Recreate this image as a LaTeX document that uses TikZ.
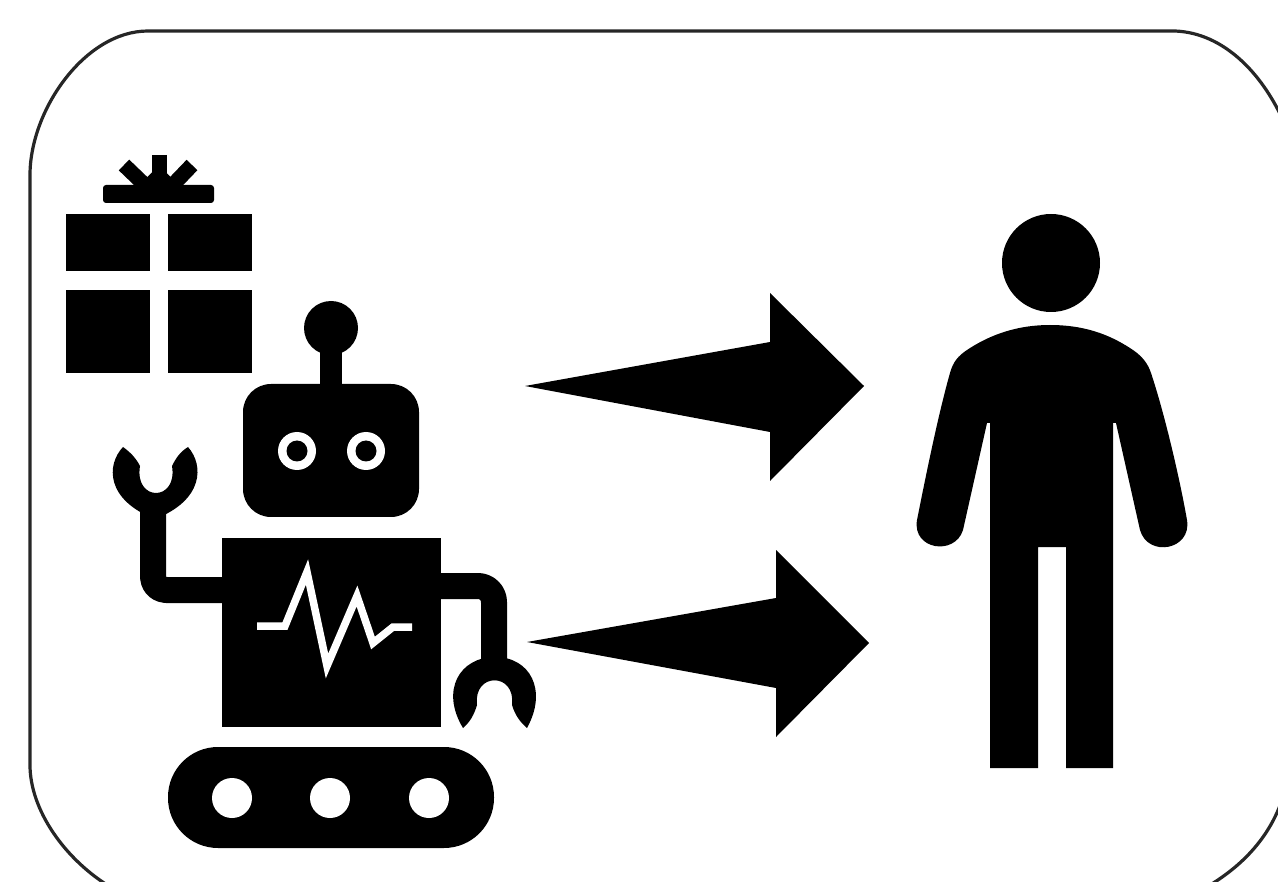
\documentclass[tikz,border=0pt]{standalone}
\begin{document}
\begin{tikzpicture}[x=1pt,y=-1pt,line join=round,
  solid/.style={fill=black,draw=none},
  limb/.style={draw=black,line width=26,line cap=butt},
  bowray/.style={draw=black,line width=15,line cap=butt},
  frameline/.style={line width=3.2,draw=black!85}]
\useasboundingbox (0,0) rectangle (1278,882);
\fill[white] (0,0) rectangle (1278,882);
\begin{scope}
\clip (0,0) rectangle (1278,882);
\draw[frameline] (30,175) .. controls (30,110) and (85,31) .. (148,31) -- (1175,31) .. controls (1225,33) and (1262,75) .. (1282,118) -- (1292,130) -- (1292,770) -- (1282,800) .. controls (1270,835) and (1245,865) .. (1205,888) -- (112,888) .. controls (65,860) and (30,810) .. (30,765) -- cycle;
\end{scope}
% gift
\fill (66,214) rectangle (150,271);
\fill (168,214) rectangle (252,271);
\fill (66,290) rectangle (150,373);
\fill (168,290) rectangle (252,373);
\fill[rounded corners=3] (103,185) rectangle (214,203);
\draw[bowray] (159.5,155) -- (159.5,190);
\draw[bowray] (124,165) -- (150,190);
\draw[bowray] (192,165) -- (168,190);
\fill (135,190) -- (159,165) -- (183,190) -- cycle;
% robot head
\fill (331,328) circle (27);
\fill (320,340) rectangle (342,395);
\fill[rounded corners=28] (243,384) rectangle (419,517);
\fill[white] (297,451) circle (19);
\fill (297,451) circle (10.5);
\fill[white] (366,451) circle (19);
\fill (366,451) circle (10.5);
% body
\fill (222,538) rectangle (441,727);
\draw[white,line width=7.5,line cap=butt,line join=miter] (257,626) -- (285,626) -- (307,572) -- (327,666) -- (357,596) -- (373,643) -- (393,627) -- (412,627);
% left arm
\draw[limb,rounded corners=13] (232,590) -- (153,590) -- (153,500);
\path[solid] (123,447) .. controls (106,465) and (106,500) .. (155,519) .. controls (204,500) and (204,465) .. (188,447) .. controls (180,452) and (176,458) .. (172,466) .. controls (178,502) and (134,502) .. (140,466) .. controls (136,458) and (130,452) .. (123,447) -- cycle;
% right arm
\draw[limb,rounded corners=16] (430,586) -- (494,586) -- (494,680);
\path[solid] (463,728) .. controls (440,690) and (460,657) .. (495,657) .. controls (530,657) and (548,690) .. (527,728) .. controls (520,722) and (515,715) .. (512,705) .. controls (516,672) and (473,672) .. (477,705) .. controls (474,715) and (470,722) .. (463,728) -- cycle;
% tread
\fill[rounded corners=50] (168,747) rectangle (494,848);
\fill[white] (232,798) circle (20);
\fill[white] (330,798) circle (20);
\fill[white] (429,798) circle (20);
% arrows
\fill (525,386) -- (770,342) -- (770,293) -- (864,386) -- (770,481) -- (770,432) -- cycle;
\fill (527,642) -- (776,598) -- (776,550) -- (869,643) -- (776,737) -- (776,688) -- cycle;
% person
\fill (1051,263) circle (49);
\fill (1050,325) .. controls (1090,325) and (1115,338) .. (1133,350) .. controls (1143,357) and (1148,364) .. (1151,373) .. controls (1165,415) and (1180,480) .. (1187,520) .. controls (1192,550) and (1148,558) .. (1140,530) -- (1116,423) -- (1113,423) -- (1113,768) -- (1066,768) -- (1066,547) -- (1038,547) -- (1038,768) -- (990,768) -- (990,423) -- (987,423) -- (963,530) .. controls (955,556) and (912,550) .. (917,520) .. controls (925,480) and (938,415) .. (950,373) .. controls (953,362) and (958,356) .. (967,350) .. controls (985,338) and (1012,325) .. (1050,325) -- cycle;
\end{tikzpicture}
\end{document}
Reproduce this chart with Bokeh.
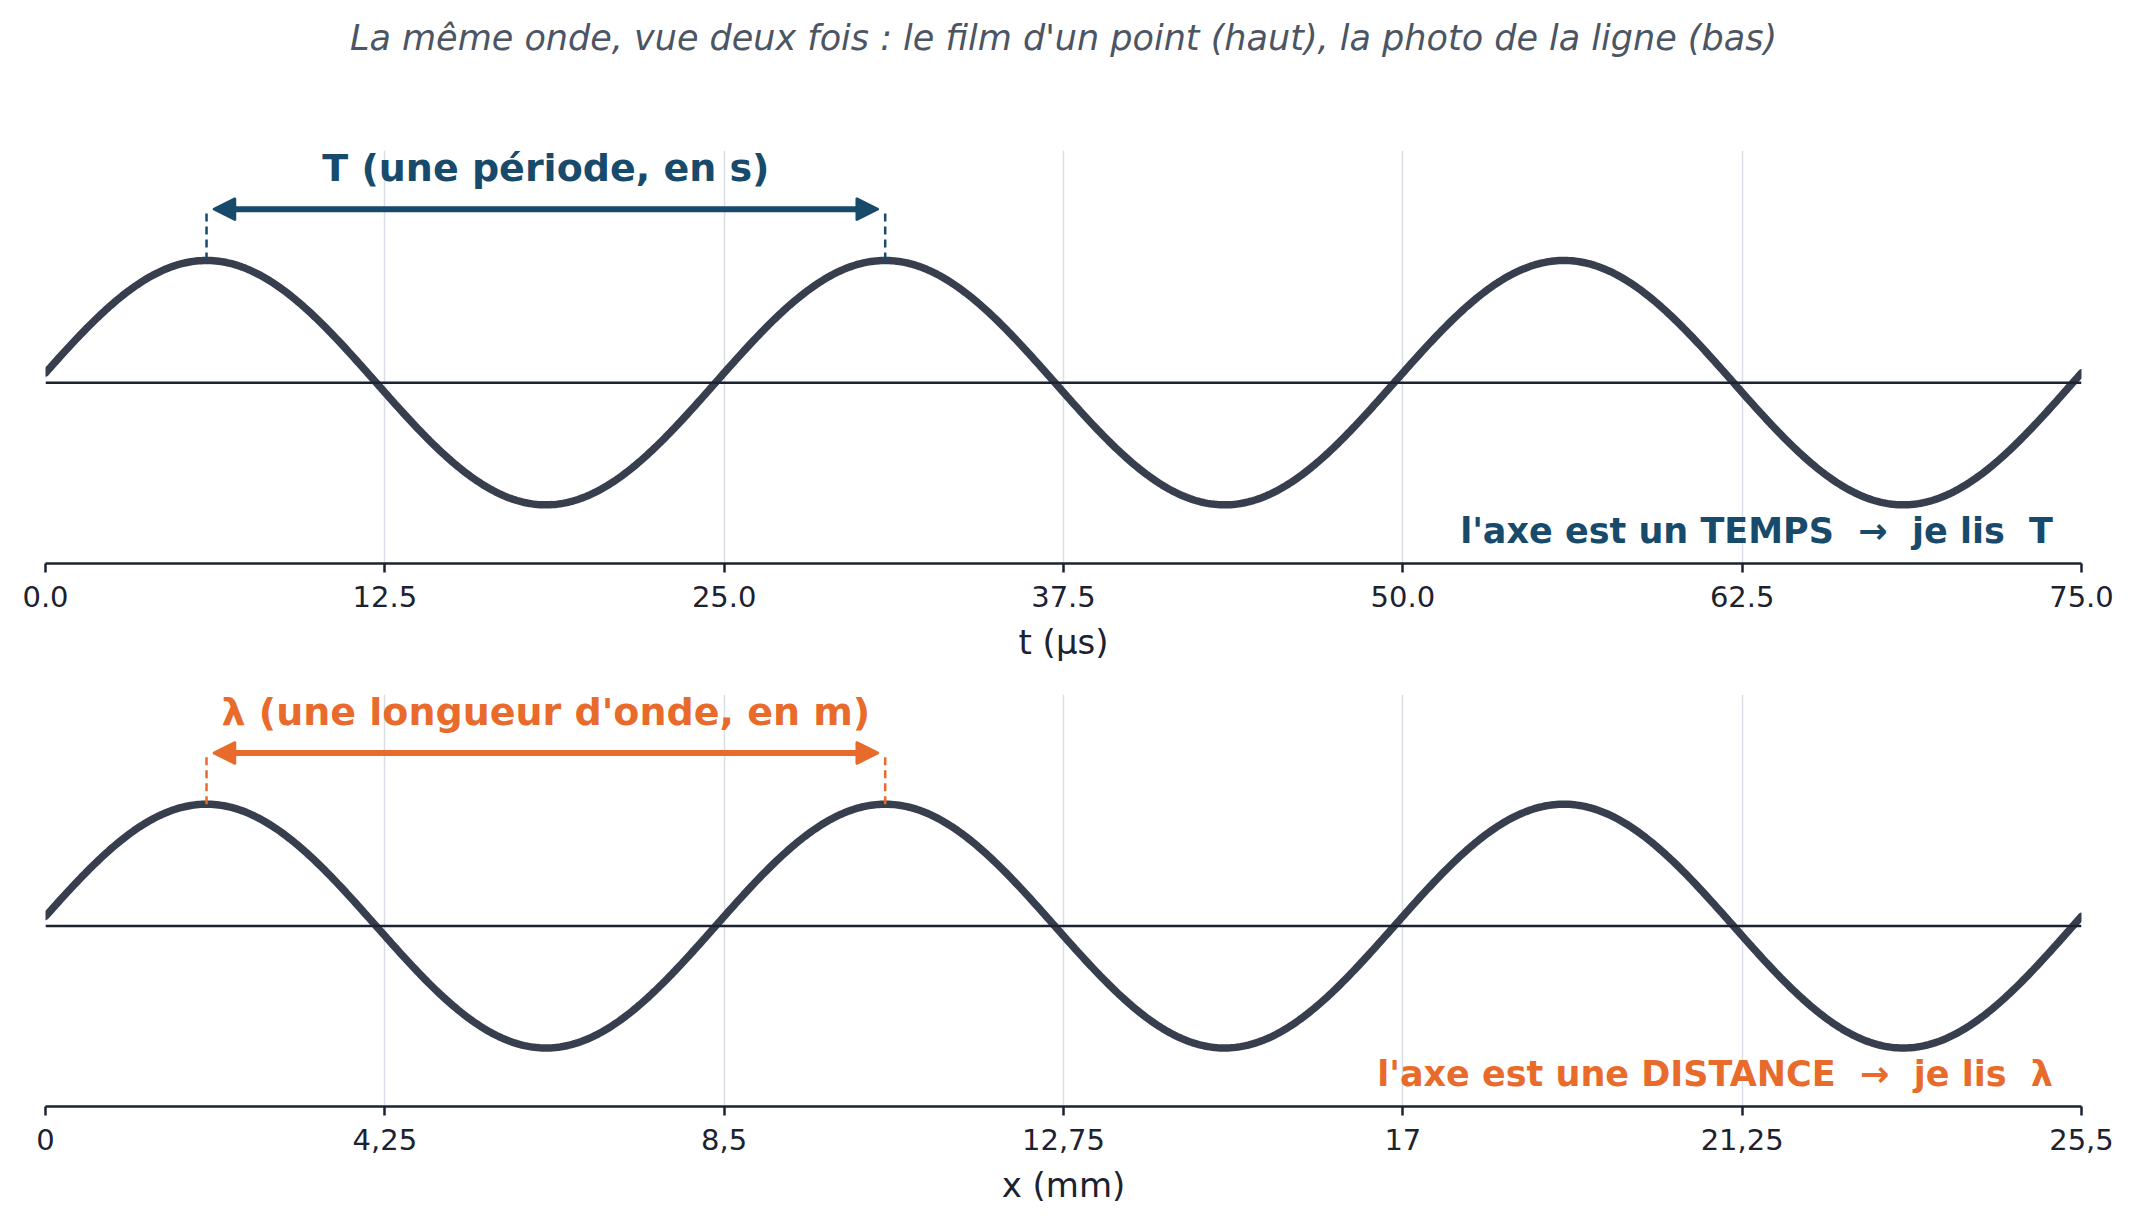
import numpy as np
from bokeh.plotting import figure
from bokeh.layouts import column
from bokeh.models import FixedTicker, Arrow, NormalHead, Range1d, Span
from bokeh.core.properties import value
from bokeh.embed import file_html
from bokeh.resources import INLINE

# --- données ---
titre = "La même onde, vue deux fois : le film d'un point (haut), la photo de la ligne (bas)"

periode_us = 25.0        # T
longueur_mm = 8.5        # lambda
amplitude = 1.0
phase = 0.08             # rad, la courbe part un peu au-dessus de 0

t_max = 75.0
x_max = 25.5
t_ticks = [0, 12.5, 25, 37.5, 50, 62.5, 75]
t_labels = ["0.0", "12.5", "25.0", "37.5", "50.0", "62.5", "75.0"]
x_ticks = [0, 4.25, 8.5, 12.75, 17, 21.25, 25.5]
x_labels = ["0", "4,25", "8,5", "12,75", "17", "21,25", "25,5"]

BLEU = "#184a6b"
ORANGE = "#e86b2c"
ONDE = "#373f4f"
FONT = "DejaVu Sans"
NB = "\u00a0"  # espace insécable (le SVG fusionne les doubles espaces)
W = 2115


def panneau(xmax, periode, ticks, labels, xlabel, couleur, txt_haut, txt_bas,
            height, top, bottom):
    p = figure(width=W, height=height, output_backend="svg", toolbar_location=None,
               x_range=Range1d(0, xmax), y_range=Range1d(-1.48, 1.9),
               min_border_left=45, min_border_right=34,
               min_border_top=top, min_border_bottom=bottom)
    p.outline_line_color = None
    p.yaxis.visible = False
    p.ygrid.visible = False
    tk = FixedTicker(ticks=ticks)
    p.xaxis.ticker = tk
    p.xgrid.ticker = tk
    p.xgrid.grid_line_color = "#d9dde6"
    p.xgrid.grid_line_width = 1.5
    p.xaxis.major_label_overrides = {t: l for t, l in zip(ticks, labels)}
    p.xaxis.axis_label = xlabel
    p.xaxis.axis_line_width = 2.5
    p.xaxis.axis_line_color = "#1c2230"
    p.xaxis.major_tick_line_width = 2.5
    p.xaxis.major_tick_line_color = "#1c2230"
    p.xaxis.major_tick_out = 9
    p.xaxis.major_tick_in = 0
    p.xaxis.minor_tick_line_color = None
    p.xaxis.major_label_standoff = 13
    p.xaxis.major_label_text_font = FONT
    p.xaxis.major_label_text_font_size = "29px"
    p.xaxis.major_label_text_color = "#1c2230"
    p.xaxis.axis_label_text_font = FONT
    p.xaxis.axis_label_text_font_size = "34px"
    p.xaxis.axis_label_text_font_style = "normal"
    p.xaxis.axis_label_text_color = "#1c2230"
    p.xaxis.axis_label_standoff = 12

    # axe du zéro
    p.add_layout(Span(location=0, dimension="width", line_color="#1c2230", line_width=2.5))

    # l'onde
    xs = np.linspace(0, xmax, 800)
    ys = amplitude * np.sin(2 * np.pi * xs / periode + phase)
    p.line(xs, ys, line_color=ONDE, line_width=7.5, line_cap="round")

    # une période / une longueur d'onde entre deux crêtes
    c1 = (np.pi / 2 - phase) / (2 * np.pi) * periode
    c2 = c1 + periode
    y_fl = 1.42
    p.segment(x0=[c1, c2], y0=[amplitude, amplitude], x1=[c1, c2], y1=[y_fl, y_fl],
              line_color=couleur, line_width=2.5, line_dash="8 5")
    dx = xmax * 0.0033
    tete = dict(size=22, fill_color=couleur, line_color=couleur, line_width=2)
    p.add_layout(Arrow(start=NormalHead(**tete), end=NormalHead(**tete),
                       x_start=c1 + dx, y_start=y_fl, x_end=c2 - dx, y_end=y_fl,
                       line_color=couleur, line_width=6))
    p.text(x=[(c1 + c2) / 2], y=[1.76], text=[txt_haut], text_font=value(FONT),
           text_font_style="bold", text_font_size="38px", text_color=couleur,
           text_align="center", text_baseline="middle")
    p.text(x=[xmax * 0.986], y=[-1.21], text=[txt_bas], text_font=value(FONT),
           text_font_style="bold", text_font_size="35px", text_color=couleur,
           text_align="right", text_baseline="middle")
    return p


# bandeau de titre (figure vide, seul le titre est dessiné)
p0 = figure(width=W, height=69, output_backend="svg", toolbar_location=None,
            title=titre, min_border_left=45, min_border_right=34,
            min_border_top=59, min_border_bottom=0)
p0.axis.visible = False
p0.grid.visible = False
p0.outline_line_color = None
p0.title.align = "center"
p0.title.standoff = 4
p0.title.text_font = FONT
p0.title.text_font_size = "35px"
p0.title.text_font_style = "italic"
p0.title.text_color = "#4b5563"

p1 = panneau(t_max, periode_us, t_ticks, t_labels, "t (µs)", BLEU,
             "T (une période, en s)",
             "l'axe est un TEMPS " + NB + "→" + NB + " je lis " + NB + "T",
             height=609, top=81, bottom=115)

p2 = panneau(x_max, longueur_mm, x_ticks, x_labels, "x (mm)", ORANGE,
             "λ (une longueur d'onde, en m)",
             "l'axe est une DISTANCE " + NB + "→" + NB + " je lis " + NB + "λ",
             height=537, top=16, bottom=109)

page = column(p0, p1, p2, spacing=0)
open("out.html", "w").write(file_html(page, INLINE))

···

* _PROBLEM STATEMENT_
Identify and copy the lines holding the word "this".

* _OUTPUT_
Recreate this image as a LaTeX document that uses TikZ.
Reproduce this chart with Bokeh.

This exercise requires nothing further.